We’ve learned to be gentle with patients in Topeka. Most of them are troubled people, filled with pain. Few are violent. I’ve found through the years the best way to handle such calls is to listen courteously, agree with them, and get them off the line as quickly as possible.
So I said, courteously, “Yes, what’s the message?”
“She wants you to print an essay she has written about the new city anti-smoking ordinance,” he said in the same monotone.
“She’s interested in that, is she?” I commented, humoring him.
“Yes, she is,” he said.
I’m sorry, but we don’t print essays,” I said.
“Just a minute,” he said. TYPE-TYPE-TYPE-TYPE.
In silent amazement I wondered, “He communicates with the dead lady by TYPEWRITER?”
“Sir--,” I said.
“Just a minute,” he interrupted. “She hasn’t finished typing.”
“Oh,” I said and subsided.
The dead lady types, too?
Then he began speaking again.
“She wants to know why,” he said.
“Because we have professional reporters to write for us, and we don’t publish essays from other people,” I said, not wanting to go into the Letters to the Editor that are available to our readers. The important thing was to get the man off the phone.
I might have added, “We don’t publish essays, particularly from dead people,” but I restrained myself.
“Oh,” he said. “Just a minute.” TYPE-TYPE-TYPE-TYPE.
“Sir--,” I said.
“Just a minute, she hasn’t finished typing,” he said.
I could not help but be fascinated by this unusual conversation. This certainly was different from any other call I had ever had from a mental patient.
Then he came back on the line.
“She wants to know how she can let people know how she feels about the ordinance,” he said.
Cornered at last, I said, “We don’t use things from dead people.”
There was an obvious surprise in his voice. “You don’t? Just a minute.” TYPE-TYPE-TYPE-TYPE.
Then he said, “She wants to know why.”
Incredulously I asked, “SHE WANTS TO KNOW WHY?”
“Yes,” he said. “She wants to know why you don’t use things from deaf people.”
Suddenly I sat up straight in my chair.
“Did you say DEAF people?” I asked softly.
He was puzzled. “Yes, of course, deaf people.”
Now came panic.
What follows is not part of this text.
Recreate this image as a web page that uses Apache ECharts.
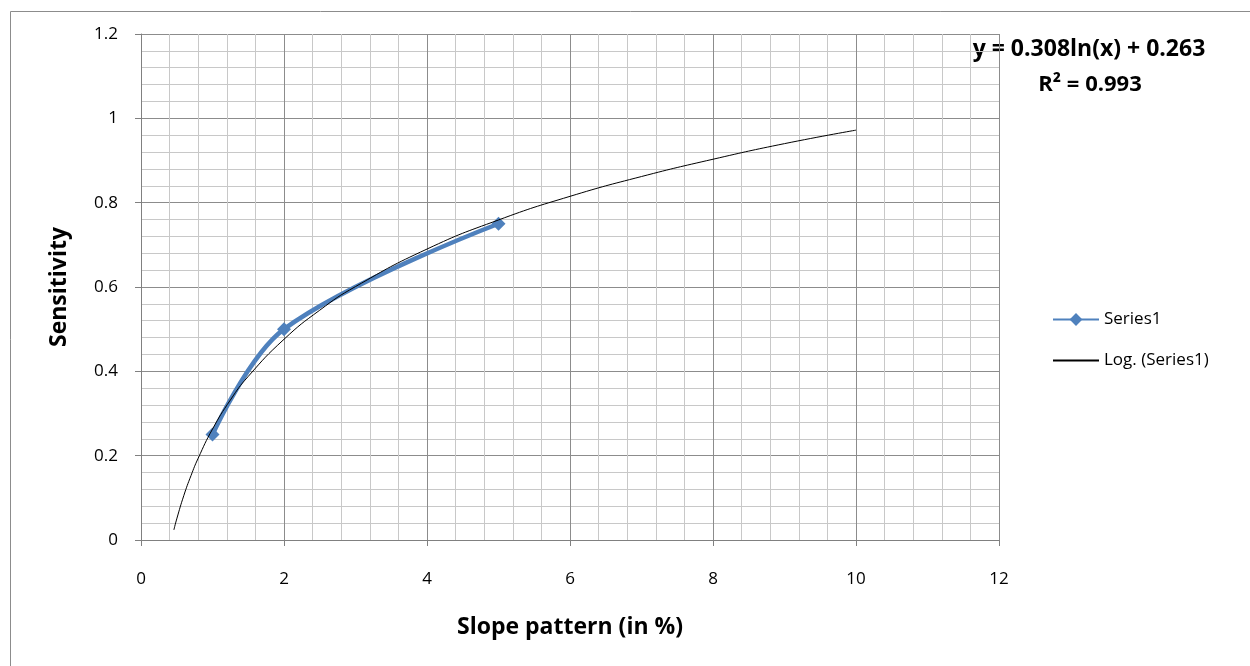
<!DOCTYPE html>
<html><head><meta charset="utf-8">
<script src="https://cdn.jsdelivr.net/npm/echarts@6/dist/echarts.min.js"></script>
<style>html,body{margin:0;padding:0;background:#fff}#c{width:1250px;height:666px}</style>
</head><body><div id="c"></div>
<script>
// Data
const seriesX = [1, 2, 5];
const seriesY = [0.25, 0.5, 0.75];
const trendX = [0.46, 0.5, 0.6, 0.7, 0.8, 1, 1.25, 1.5, 2, 2.5, 3, 4, 5, 6, 7, 8, 9, 10];
const trendY = [0.024, 0.050, 0.106, 0.153, 0.194, 0.263, 0.332, 0.388, 0.476, 0.545, 0.601, 0.690, 0.759, 0.815, 0.862, 0.903, 0.940, 0.972];
const xTicks = [0, 2, 4, 6, 8, 10, 12];
const yTicks = [0, 0.2, 0.4, 0.6, 0.8, 1, 1.2];
const equationText = 'y = 0.308ln(x) + 0.263';
const r2Text = 'R² = 0.993';

const FONT = '"Open Sans", Lato, sans-serif';
const chart = echarts.init(document.getElementById('c'));
chart.setOption({
  animation: false,
  backgroundColor: '#fff',
  grid: { left: 141, top: 34, width: 858, height: 506, containLabel: false },
  xAxis: {
    type: 'value', min: xTicks[0], max: xTicks[xTicks.length - 1], interval: 2,
    axisLine: { show: true, onZero: false, lineStyle: { color: '#808080', width: 1 } },
    axisTick: { show: true, length: 6, lineStyle: { color: '#808080' } },
    axisLabel: { color: '#000', fontSize: 17, fontFamily: FONT, margin: 31 },
    splitLine: { show: true, lineStyle: { color: '#8c8c8c', width: 1 } },
    minorTick: { show: false, splitNumber: 5 },
    minorSplitLine: { show: true, lineStyle: { color: '#c8c8c8', width: 1 } },
    name: 'Slope pattern (in %)', nameLocation: 'middle', nameGap: 76,
    nameTextStyle: { color: '#000', fontSize: 23, fontWeight: 'bold', fontFamily: FONT }
  },
  yAxis: {
    type: 'value', min: yTicks[0], max: yTicks[yTicks.length - 1], interval: 0.2,
    axisLine: { show: true, lineStyle: { color: '#808080', width: 1 } },
    axisTick: { show: true, length: 6, lineStyle: { color: '#808080' } },
    axisLabel: { color: '#000', fontSize: 17, fontFamily: FONT, margin: 23 },
    splitLine: { show: true, lineStyle: { color: '#8c8c8c', width: 1 } },
    minorTick: { show: false, splitNumber: 5 },
    minorSplitLine: { show: true, lineStyle: { color: '#c8c8c8', width: 1 } },
    name: 'Sensitivity', nameLocation: 'middle', nameGap: 70, nameRotate: 90,
    nameTextStyle: { color: '#000', fontSize: 23, fontWeight: 'bold', fontFamily: FONT }
  },
  legend: {
    orient: 'vertical', left: 1047, top: 306, itemWidth: 46, itemHeight: 16, itemGap: 24,
    textStyle: { color: '#000', fontSize: 17, fontFamily: FONT },
    data: [
      { name: 'Series1' },
      { name: 'Log. (Series1)', itemStyle: { opacity: 0 } }
    ]
  },
  series: [
    {
      name: 'Series1', type: 'line', smooth: 0.35,
      data: seriesX.map((x, i) => [x, seriesY[i]]),
      symbol: 'diamond', symbolSize: 14,
      lineStyle: { color: '#4f81bd', width: 4.5 },
      itemStyle: { color: '#4f81bd' },
      z: 3
    },
    {
      name: 'Log. (Series1)', type: 'line', smooth: true,
      data: trendX.map((x, i) => [x, trendY[i]]),
      symbol: 'none',
      lineStyle: { color: '#000', width: 1 },
      itemStyle: { color: '#000' },
      z: 4
    }
  ],
  graphic: [
    { type: 'rect', left: 8, top: 9, shape: { width: 1300, height: 700 }, style: { fill: 'none', stroke: '#8c8c8c', lineWidth: 1 }, silent: true, z: -1 },
    { type: 'text', style: { text: equationText, x: 1089, y: 49, align: 'center', verticalAlign: 'middle', fill: '#000', font: 'bold 23px ' + FONT } },
    { type: 'text', style: { text: r2Text, x: 1090, y: 85, align: 'center', verticalAlign: 'middle', fill: '#000', font: 'bold 22px ' + FONT } }
  ]
});
</script></body></html>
This was not a mental patient. It obviously was a call from a deaf woman using a TDD (Telecommunications Device for the Deaf) with a hearing volunteer relaying information to her.
I apologized and explained the unexplainable. I had misunderstood when he said “deaf lady,” and he had misunderstood my response, “A DEAD LADY.” So the strange conversation got underway.
The caller laughed. “Just a minute,” he said. TYPE-TYPE-TYPE-TYPE.
Then he came back on the line, the laughter still in his voice. “She says she thinks that’s very funny.” In the background I could hear the laughter of his co-workers also enjoying the situation.
I did tell the deaf lady how to let people know how she felt about the new anti-smoking ordinance. But there was no way I could convey to her the joys of being a journalist!